All of this leads to the best advice to give journalists newly educated to the perils of tortious interference with a contract: "Don't ask, don't tell."

Don't ask your sources whether they're under any contractual prohibitions. Prior to the 60 Minutes affair, it wouldn't have occurred to most journalists or their lawyers to ask a whistle blower if he had an employment contract or other agreement that prohibited him from blowing the whistle. It simply wasn't on their radar screens. Now, thanks to the irresponsibility of the 60 Minutes journalists, it's on everyone's mind, including companies who want to keep their employees from talking to the press.

"Don't tell" means that if your lawyers tell your superiors not to run a story for a particular reason, don't whine to the world about what the lawyers did. Don't emulate irresponsible journalists such as Mike Wallace and Don Hewitt by taking an internal dispute public when it doesn't go your way. By violating "don't tell," all Mike Wallace has done is validate that his ego is more important to him than the First Amendment.

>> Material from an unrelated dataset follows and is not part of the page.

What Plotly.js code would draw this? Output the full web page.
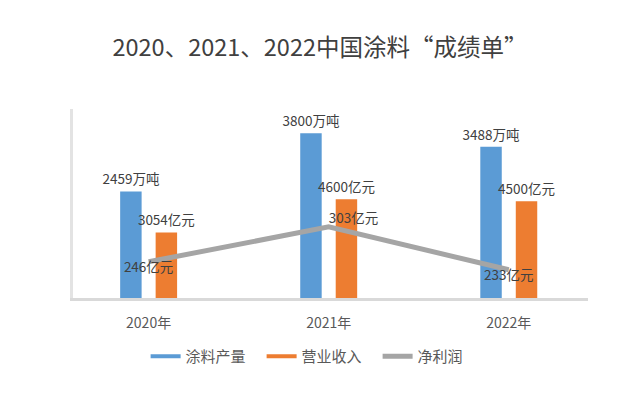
<!DOCTYPE html>
<html>
<head>
<meta charset="utf-8">
<script src="https://cdn.plot.ly/plotly-3.0.1.min.js"></script>
<style>html,body{margin:0;padding:0;background:#fff;}#chart{width:640px;height:394px;}</style>
</head>
<body>
<div id="chart"></div>
<script>
const categories = ['2020年', '2021年', '2022年'];
const output = [2459, 3800, 3488];      // 涂料产量 (万吨)
const revenue = [3054, 4600, 4500];     // 营业收入 (亿元)
const profit = [246, 303, 233];         // 净利润 (亿元)
const seriesNames = ['涂料产量', '营业收入', '净利润'];

const FONT = '"Noto Sans CJK SC", "Noto Sans", sans-serif';
const BLUE = '#5b9bd5', ORANGE = '#ed7d31', GRAY = '#a5a5a5';
const LABEL = {family: FONT, size: 13.5, color: '#404040'};

const traces = [
  {type: 'bar', x: categories, y: output, yaxis: 'y', name: seriesNames[0],
   marker: {color: BLUE}, showlegend: false,
   alignmentgroup: 'g', offsetgroup: 'a',
   text: output.map(v => v + '万吨'), textposition: 'outside', textfont: LABEL,
   constraintext: 'none', cliponaxis: false, hoverinfo: 'skip'},
  {type: 'bar', x: categories, y: revenue, yaxis: 'y2', name: seriesNames[1],
   marker: {color: ORANGE}, showlegend: false,
   alignmentgroup: 'g', offsetgroup: 'b',
   text: revenue.map(v => v + '亿元'), textposition: 'outside', textfont: LABEL,
   constraintext: 'none', cliponaxis: false, hoverinfo: 'skip'},
  {type: 'scatter', x: [null], y: [null], mode: 'lines', name: seriesNames[0],
   line: {color: BLUE, width: 4}},
  {type: 'scatter', x: [null], y: [null], mode: 'lines', name: seriesNames[1],
   line: {color: ORANGE, width: 4}},
  {type: 'scatter', x: categories, y: profit, yaxis: 'y3', name: seriesNames[2],
   mode: 'lines+text', line: {color: GRAY, width: 5},
   text: profit.map(v => v + '亿元'),
   textposition: ['bottom center', 'top right', 'bottom center'],
   textfont: LABEL, cliponaxis: false}
];

const hiddenY = {showgrid: false, zeroline: false, showticklabels: false, ticks: ''};

const layout = {
  width: 640, height: 394,
  margin: {l: 73, r: 52, t: 109, b: 96},
  paper_bgcolor: '#ffffff', plot_bgcolor: '#ffffff',
  font: {family: FONT, color: '#404040'},
  title: {text: '2020、2021、2022中国涂料“成绩单”', font: {family: FONT, size: 23.5, color: '#404040'},
          x: 0.5, xref: 'container', xanchor: 'center', y: 0.88, yref: 'container', yanchor: 'middle'},
  barmode: 'group', bargap: 0.606, bargroupgap: 0.395,
  xaxis: {type: 'category', range: [-0.42, 2.44], showgrid: false, zeroline: false,
          showline: true, linecolor: '#d9d9d9', linewidth: 3, ticks: '',
          ticklabelstandoff: 10,
          tickfont: {family: FONT, size: 14, color: '#595959'}},
  yaxis: Object.assign({range: [0, 4360], showline: true, linecolor: '#e3e3e3', linewidth: 3}, hiddenY),
  yaxis2: Object.assign({range: [0, 8800], overlaying: 'y', side: 'right', showline: false}, hiddenY),
  yaxis3: Object.assign({range: [187, 495], overlaying: 'y', side: 'right', showline: false}, hiddenY),
  showlegend: true,
  legend: {orientation: 'h', x: 0.141, xanchor: 'left', y: -0.31, yanchor: 'middle',
           entrywidth: 71, entrywidthmode: 'pixels',
           font: {family: FONT, size: 15, color: '#595959'}, traceorder: 'normal'}
};

Plotly.newPlot('chart', traces, layout, {displayModeBar: false, staticPlot: true});
</script>
</body>
</html>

What he set in motion, with all the resulting publicity, will in fact have a chilling effect on a free press because more companies will now try to duplicate what Brown & Williamson did. They won't be successful most of the time, but Mike Wallace sure as hell has made the job of media lawyers a lot tougher. It's a sign of how important 60 Minutes is to CBS financially that nothing has apparently been done by CBS to Wallace because of his conduct. If it were me, and there were a good behavior clause in Wallace's contract, I'd offer him the option of resigning or paying CBS's legal fees defending the source he helped burn.